Resulullah diyor ki: “Ben şeytanımı Müslüman ettim”. Onları bir tarafa atın, yok sayın; benimle onların bir alakası yok demiyor. Hologramda farklılık olarak algıladıklarınızın holografik evrendeki farksızlığını idrak edin!

“Böylece sana hükmümüzden ruh (Esmâ mânâlarını şuurunda hissetmeyi) vahyettik... Sen, Hakikat ve Sünnetullâh BİLGİsi nedir, iman neyedir bilmezdin! Ne var ki biz Onu (ruhu), kendisiyle hakikate erdirdiğimiz nûr (ilim) olarak meydana getirdik, kullarımızdan dilediğimize! Muhakkak ki sen de kesinlikle hakikate (sırat-ı müstakime) yönlendirirsin!” (Şura, 52).

MUDİL isminden kurtulmak gibi bir durum söz konusu değildir! Allah’ın herhangi bir isminden kurtulmaktan söz edebilir miyiz? Peki öyleyse buradaki ince nokta nedir? Bu ayetten de anlaşıldığı kadarıyla MUDİL ismi Hz.Muhammed’de dahi mevcut. Önemli olan delaletin kaydından çıkarak 'hidayet ile farkının kalmadığı noktada' yaşamak. Beyin zaten bunu otomasyonla gerçekleştiriyor.
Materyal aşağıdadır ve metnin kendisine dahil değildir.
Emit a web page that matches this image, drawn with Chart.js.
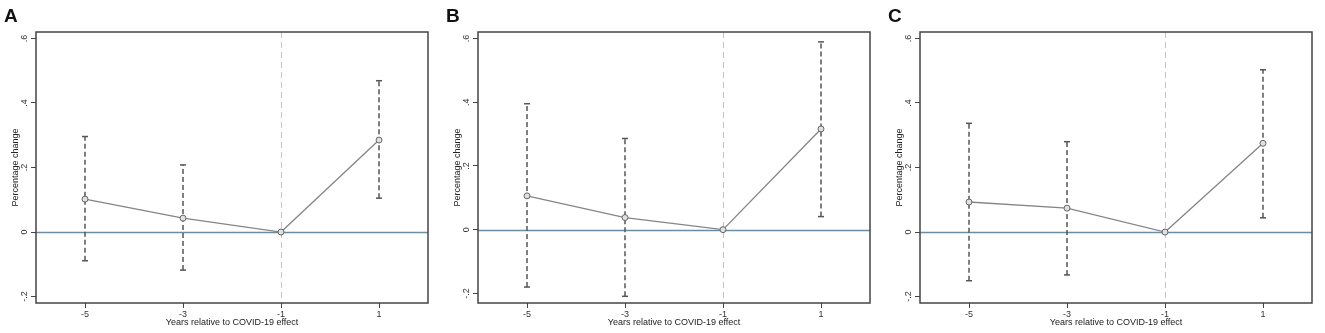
<!DOCTYPE html>
<html>
<head>
<meta charset="utf-8">
<script src="https://cdn.jsdelivr.net/npm/chart.js@4.4.1/dist/chart.umd.min.js"></script>
<style>
  body { margin: 0; background: #fff; }
  .panel { position: absolute; top: 0; width: 441px; height: 333px; }
</style>
</head>
<body>
<div class="panel" style="left:0px"><canvas id="chartA"></canvas></div>
<div class="panel" style="left:442px"><canvas id="chartB"></canvas></div>
<div class="panel" style="left:884px"><canvas id="chartC"></canvas></div>
<script>
// years relative to the COVID-19 effect
var years = [-5, -3, -1, 1];
var xTickLabels = ['-5', '-3', '-1', '1'];
var yTicks = [-0.2, 0, 0.2, 0.4, 0.6];
var yTickLabels = ['-.2', '0', '.2', '.4', '.6'];

// panel A
var estA = [0.102, 0.043, 0, 0.285];
var lowA = [-0.089, -0.118, null, 0.105];
var highA = [0.296, 0.208, null, 0.469];
// panel B
var estB = [0.106, 0.038, 0, 0.316];
var lowB = [-0.180, -0.209, null, 0.041];
var highB = [0.395, 0.286, null, 0.589];
// panel C
var estC = [0.093, 0.074, 0, 0.275];
var lowC = [-0.151, -0.133, null, 0.044];
var highC = [0.337, 0.280, null, 0.503];

Chart.defaults.font.family = '"Liberation Sans", Arial, sans-serif';
Chart.defaults.color = '#333';

// box around the plot, line at zero and dashed line at -1
var framePlugin = {
    id: 'frame',
    beforeDatasetsDraw: function(chart) {
        var ctx = chart.ctx, a = chart.chartArea;
        var y0 = Math.round(chart.scales.y.getPixelForValue(0)) + 0.5;
        var xRef = Math.round(chart.scales.x.getPixelForValue(-1)) + 0.5;
        ctx.save();
        ctx.lineWidth = 1;
        ctx.strokeStyle = '#c4c4c4';
        ctx.setLineDash([6, 4]);
        ctx.beginPath();
        ctx.moveTo(xRef, a.top);
        ctx.lineTo(xRef, a.bottom);
        ctx.stroke();
        ctx.setLineDash([]);
        ctx.strokeStyle = '#6d8ca1';
        ctx.lineWidth = 1.4;
        ctx.beginPath();
        ctx.moveTo(a.left, y0);
        ctx.lineTo(a.right, y0);
        ctx.stroke();
        ctx.restore();
    },
    afterDraw: function(chart) {
        var ctx = chart.ctx, a = chart.chartArea;
        ctx.save();
        ctx.lineWidth = 1.5;
        ctx.strokeStyle = '#444';
        ctx.strokeRect(a.left, a.top, a.right - a.left, a.bottom - a.top);
        ctx.restore();
    }
};

function makeChart(id, letter, est, low, high, yMin) {
    var datasets = [{
        data: years.map(function(x, i) { return {x: x, y: est[i]}; }),
        borderColor: '#858585',
        borderWidth: 1.3,
        pointRadius: 3,
        pointBorderWidth: 1,
        pointBorderColor: '#666',
        pointBackgroundColor: '#e0e0e0',
        order: 0
    }];
    years.forEach(function(x, i) {
        if (low[i] === null) return;
        datasets.push({
            data: [{x: x, y: low[i]}, {x: x, y: high[i]}],
            borderColor: '#555',
            borderWidth: 1.5,
            borderDash: [5, 3],
            pointStyle: 'line',
            pointRadius: 3,
            pointBorderWidth: 1.5,
            pointBorderColor: '#555',
            order: 1
        });
    });

    return new Chart(document.getElementById(id).getContext('2d'), {
        type: 'line',
        data: { datasets: datasets },
        options: {
            responsive: true,
            maintainAspectRatio: false,
            animation: false,
            layout: { padding: { left: 4, right: 13, top: 0, bottom: 0 } },
            plugins: {
                legend: { display: false },
                tooltip: { enabled: false },
                title: {
                    display: true,
                    text: letter,
                    align: 'start',
                    color: '#111',
                    font: { size: 19, weight: 'bold' },
                    padding: { top: 5, bottom: 4.2 }
                }
            },
            scales: {
                x: {
                    type: 'linear',
                    min: -6,
                    max: 2,
                    afterBuildTicks: function(scale) {
                        scale.ticks = years.map(function(v) { return {value: v}; });
                    },
                    afterFit: function(scale) { scale.height = 30; },
                    border: { display: false },
                    grid: { drawOnChartArea: false, drawTicks: true, tickLength: 5, tickColor: '#444', tickWidth: 1 },
                    ticks: {
                        padding: 1,
                        font: { size: 9 },
                        maxRotation: 0,
                        callback: function(v) { return xTickLabels[years.indexOf(v)]; }
                    },
                    title: {
                        display: true,
                        text: 'Years relative to COVID-19 effect',
                        color: '#222',
                        font: { size: 9 },
                        padding: { top: 0, bottom: 4.6 }
                    }
                },
                y: {
                    type: 'linear',
                    min: yMin,
                    max: 0.62,
                    afterBuildTicks: function(scale) {
                        scale.ticks = yTicks.map(function(v) { return {value: v}; });
                    },
                    afterFit: function(scale) { scale.width = 32; },
                    border: { display: false },
                    grid: { drawOnChartArea: false, drawTicks: true, tickLength: 5, tickColor: '#444', tickWidth: 1 },
                    ticks: {
                        padding: 1,
                        font: { size: 9 },
                        minRotation: 90,
                        maxRotation: 90,
                        crossAlign: 'center',
                        callback: function(v) { return yTickLabels[yTicks.indexOf(v)]; }
                    },
                    title: {
                        display: true,
                        text: 'Percentage change',
                        color: '#222',
                        font: { size: 9 },
                        padding: { top: 6, bottom: 0 }
                    }
                }
            }
        },
        plugins: [framePlugin]
    });
}

makeChart('chartA', 'A', estA, lowA, highA, -0.22);
makeChart('chartB', 'B', estB, lowB, highB, -0.23);
makeChart('chartC', 'C', estC, lowC, highC, -0.22);
</script>
</body>
</html>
Bu konuya paralellik gösteren, “Ruhlarınız beyinlerinizdir, beyinleriniz ruhlarınızdır” yaklaşımını da ele alabiliriz. Burada FUAD noktasının beyne aynalama yaparak EPİFİZden hakikatin açığa çıkması olarak açıklayabiliriz. Böylelikle bedensellik hükmü kalkar ve HALİFE özellikleri ortaya çıkar. Tabii burada bahsetmemiz gereken en önemli nokta HALİFELİK hükmünün sadece bedenselliği yok etmek veya tepkisizliğe geçmek gibi birtakım olgularla yaşanamayacağıdır. Burada çok farklı noktalar da söz konusudur. Bunlar ise farklı bir yazının konusu…

İşte biraz önce bahsettiğimiz FUAD noktasını bulmadan, çeşitli aşamalardan geçmeden kendini 'hidayette sanırsın: ama aslında DELALETTESİNDİR!
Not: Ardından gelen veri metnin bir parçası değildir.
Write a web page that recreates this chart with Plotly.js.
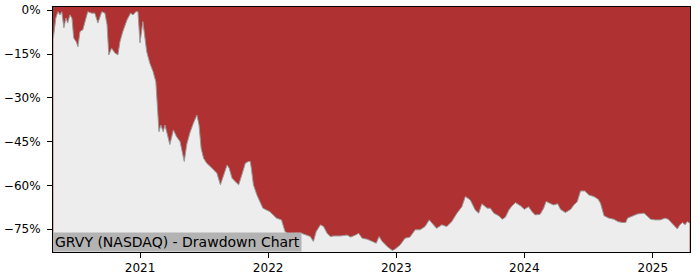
<!DOCTYPE html>
<html>
<head>
<meta charset="utf-8">
<script src="https://cdn.plot.ly/plotly-3.0.1.min.js"></script>
<style>html,body{margin:0;padding:0;background:#fff;}#chart{width:700px;height:280px;}</style>
</head>
<body>
<div id="chart"></div>
<script>
const dates = [
"2020-04-29","2020-05-06","2020-05-12","2020-05-18","2020-05-23","2020-05-29","2020-06-04","2020-06-09","2020-06-15","2020-06-21","2020-06-26",
"2020-07-04","2020-07-08","2020-07-14","2020-07-22","2020-07-28","2020-08-05","2020-08-16","2020-08-25","2020-09-03","2020-09-14","2020-09-23","2020-09-29",
"2020-10-04","2020-10-12","2020-10-21","2020-10-30","2020-11-05","2020-11-13","2020-11-25","2020-12-05","2020-12-12","2020-12-20","2020-12-26",
"2021-01-01","2021-01-09","2021-01-15","2021-01-20","2021-01-29","2021-02-07","2021-02-15","2021-02-20","2021-02-24","2021-03-01","2021-03-08","2021-03-13","2021-03-21","2021-03-27",
"2021-04-06","2021-04-15","2021-04-25","2021-05-01","2021-05-07","2021-05-14","2021-05-23","2021-06-02","2021-06-12","2021-06-18","2021-06-24","2021-07-01","2021-07-10","2021-07-20","2021-07-29",
"2021-08-08","2021-08-18","2021-08-27","2021-09-06","2021-09-12","2021-09-20","2021-09-29","2021-10-09","2021-10-18","2021-10-28","2021-11-06","2021-11-11","2021-11-14","2021-11-20","2021-11-30","2021-12-09","2021-12-17",
"2022-01-06","2022-01-25","2022-02-08","2022-02-18","2022-03-03","2022-03-22","2022-04-06","2022-04-20","2022-05-01","2022-05-10","2022-05-18","2022-05-30","2022-06-08","2022-06-18","2022-06-27",
"2022-07-07","2022-07-26","2022-08-14","2022-08-24","2022-09-07","2022-09-16","2022-09-26","2022-10-10","2022-10-25","2022-11-05","2022-11-13","2022-11-22","2022-12-07","2022-12-21","2022-12-29",
"2023-01-12","2023-01-26","2023-02-09","2023-02-24","2023-03-10","2023-03-24","2023-04-05","2023-04-17","2023-04-26","2023-05-11","2023-05-25","2023-06-08","2023-06-23","2023-07-07","2023-07-17","2023-07-31",
"2023-08-14","2023-08-24","2023-09-02","2023-09-17","2023-09-26","2023-10-06","2023-10-20","2023-10-30","2023-11-08","2023-11-18","2023-11-27","2023-12-07","2023-12-21",
"2024-01-01","2024-01-13","2024-01-23","2024-02-01","2024-02-15","2024-02-25","2024-03-03","2024-03-15","2024-03-24","2024-04-05","2024-04-13","2024-04-27","2024-05-12","2024-05-21","2024-05-31",
"2024-06-09","2024-06-21","2024-07-03","2024-07-17","2024-07-29","2024-08-05","2024-08-15","2024-08-29","2024-09-12","2024-09-24","2024-10-06","2024-10-16","2024-10-21","2024-11-04","2024-11-18","2024-12-07","2024-12-17","2024-12-26",
"2025-01-08","2025-01-22","2025-02-05","2025-02-14","2025-02-24","2025-03-05","2025-03-12","2025-03-19","2025-03-27","2025-04-03","2025-04-09","2025-04-16"
];
const drawdown = [
-9.5,-2.7,-0.5,-1.6,-0.5,-6,-2.7,-4.4,-1.6,-2.7,-9.5,
-11,-12.5,-7.3,-6.7,-3.9,-0.5,-1,-1,-4.4,-0.5,-1,-5,
-15.3,-13,-14.6,-15.3,-10.7,-7.3,-3.3,-1,-1.6,-0.5,-0.5,
-11.2,-3.9,-9.5,-14.2,-18.2,-21,-24.5,-33.5,-41.6,-39.3,-41.6,-39.3,-42.7,-46,
-41,-43.3,-45,-48.4,-51.8,-46,-42,-38.7,-35.9,-39.3,-47.3,-50.7,-52.4,-53.5,-54.7,
-55.8,-59.8,-56.4,-53,-54.1,-57.5,-58.7,-59.8,-56.4,-52.4,-51.8,-51.8,-54.1,-59.8,-63.3,-65.5,-67.8,
-69,-71.2,-71.8,-75.8,-77,-76.4,-76.4,-77,-77.5,-79.2,-75.8,-73.5,-74.1,-76.4,-77.5,
-77.3,-77.3,-77,-77.7,-77,-76.4,-78.1,-78.4,-79.2,-79.8,-77.5,-79.2,-81,-82.3,-81.8,
-80.4,-78.1,-77.7,-75.2,-75.2,-74.1,-71.8,-73.5,-74.7,-73.5,-74.1,-72.4,-69.5,-67.3,-63.8,-65,
-68.4,-69.5,-66.3,-67.8,-67.8,-69.5,-70.4,-71.6,-70.9,-68.4,-67,-65.9,-67,
-68.2,-67.3,-69,-70.1,-69.9,-67.8,-65.5,-66.1,-66.7,-66.3,-68.2,-69.3,-68.2,-66.7,-65.5,
-61.9,-61.9,-63.3,-63.8,-64.7,-66.1,-70.4,-71.2,-71.6,-72.4,-72.7,-72.7,-71.2,-70.4,-69.8,-69.5,-70.7,-71.6,
-71.8,-71.8,-71.2,-71.6,-72.9,-74.1,-74.9,-73.5,-72.7,-73.5,-72.4,-72.9
];
const yTickVals = [0,-15,-30,-45,-60,-75];
const yTickText = ["0%","\u221215%","\u221230%","\u221245%","\u221260%","\u221275%"];
const xTickVals = ["2021-01-01","2022-01-01","2023-01-01","2024-01-01","2025-01-01"];
const xTickText = ["2021","2022","2023","2024","2025"];
const baseline = [-100,-100];
const titleText = "GRVY (NASDAQ) - Drawdown Chart";

const traces = [
  {x:[dates[0],dates[dates.length-1]], y:baseline, mode:'lines', line:{width:0,color:'rgba(0,0,0,0)'}, hoverinfo:'skip', showlegend:false},
  {x:dates, y:drawdown, mode:'lines', fill:'tonexty', fillcolor:'#ededed', line:{color:'#9a9a9a',width:1}, showlegend:false}
];
const font = {family:'DejaVu Sans, sans-serif', size:12, color:'#000'};
const layout = {
  width:700, height:280,
  margin:{l:53,r:10,t:7,b:28,pad:0},
  paper_bgcolor:'#ffffff',
  plot_bgcolor:'#b03131',
  font:font,
  showlegend:false,
  xaxis:{type:'date', range:['2020-04-28','2025-04-17'], tickmode:'array', tickvals:xTickVals, ticktext:xTickText,
    showgrid:false, zeroline:false, showline:true, mirror:true, linecolor:'#000', linewidth:1,
    ticks:'outside', ticklen:5, tickwidth:1, tickcolor:'#000', tickfont:font},
  yaxis:{range:[-82.8,1.1], tickmode:'array', tickvals:yTickVals, ticktext:yTickText, showgrid:false, zeroline:false,
    showline:true, mirror:true, linecolor:'#000', linewidth:1, ticklabelstandoff:4,
    ticks:'outside', ticklen:5, tickwidth:1, tickcolor:'#000', tickfont:font},
  annotations:[{text:titleText, xref:'paper', yref:'paper', x:0, y:0, xanchor:'left', yanchor:'bottom',
    showarrow:false, bgcolor:'#b3b3b3', borderpad:1, font:{family:'DejaVu Sans, sans-serif', size:14, color:'#000'}}]
};
Plotly.newPlot('chart', traces, layout, {displayModeBar:false, staticPlot:true});
</script>
</body>
</html>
Resullah’ın hayatını düşünürsek bazı konular daha net oturacaktır. Hatasız olarak, buluğ çağını meleki özelliklerle geçiriyor. Sahrada çok güneşli bir havada bulut ona gölge oluyor. Burada açığa çıkan meleki özellikler de SÜNNETULLAHın bir parçası. Meleki birtakım özellikler kuralları bozmuyor.
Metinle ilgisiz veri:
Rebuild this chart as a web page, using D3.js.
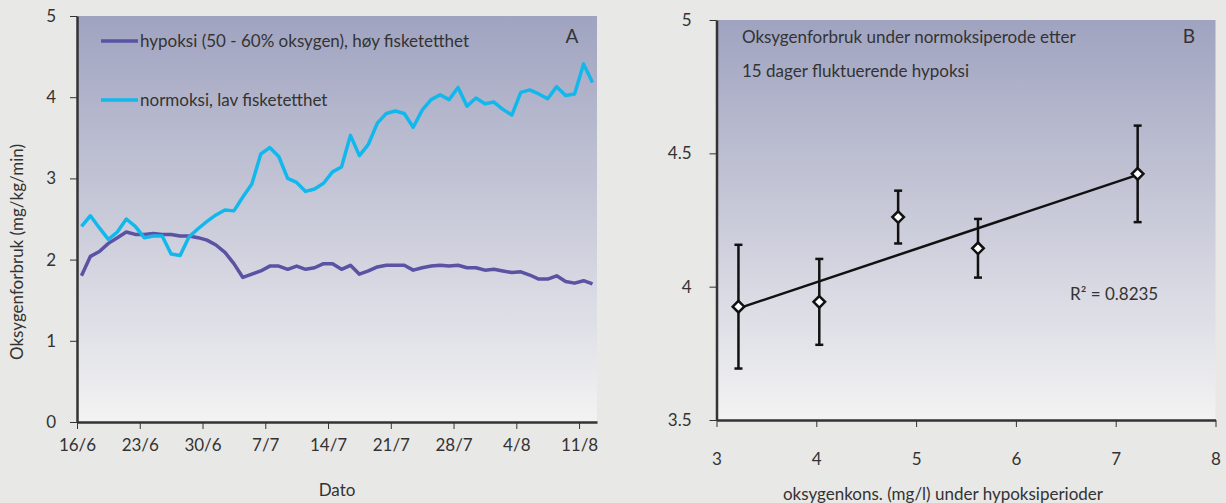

Aynı prensiple Hz.İsa’ nın 6 yaşındayken mabetlerde vaaz vermesi de bir örnek olabilir. Bir insanda meleki ya da cinni özellikler ağır basacaktır. Vaaz vererek insanları pozitife yönlendiriyorsa, dünyevi değerlerden uzaklaştırıyorsa işte burada meleki özellikler daha dominanttır.

İNZAL yönünden “Sen kitap nedir, iman neyedir bilmezdin” ayetini incelersek ilmin zaten en başından beri bu yapılarda varolduğunu kabul etmeliyiz. 'Bilmezdin' diye bahsedilen şey, SÜNNETULLAH bilgisinin henüz içselinden açığa çıkmamış olmasıdır. Zaman boyutuyla sınırlı yaşayanlar için KUANTUM POTANSİYEL den KUANTUM ALAN a yapılan geçiş 'bilme veyahut iman' gibi algılanabilir.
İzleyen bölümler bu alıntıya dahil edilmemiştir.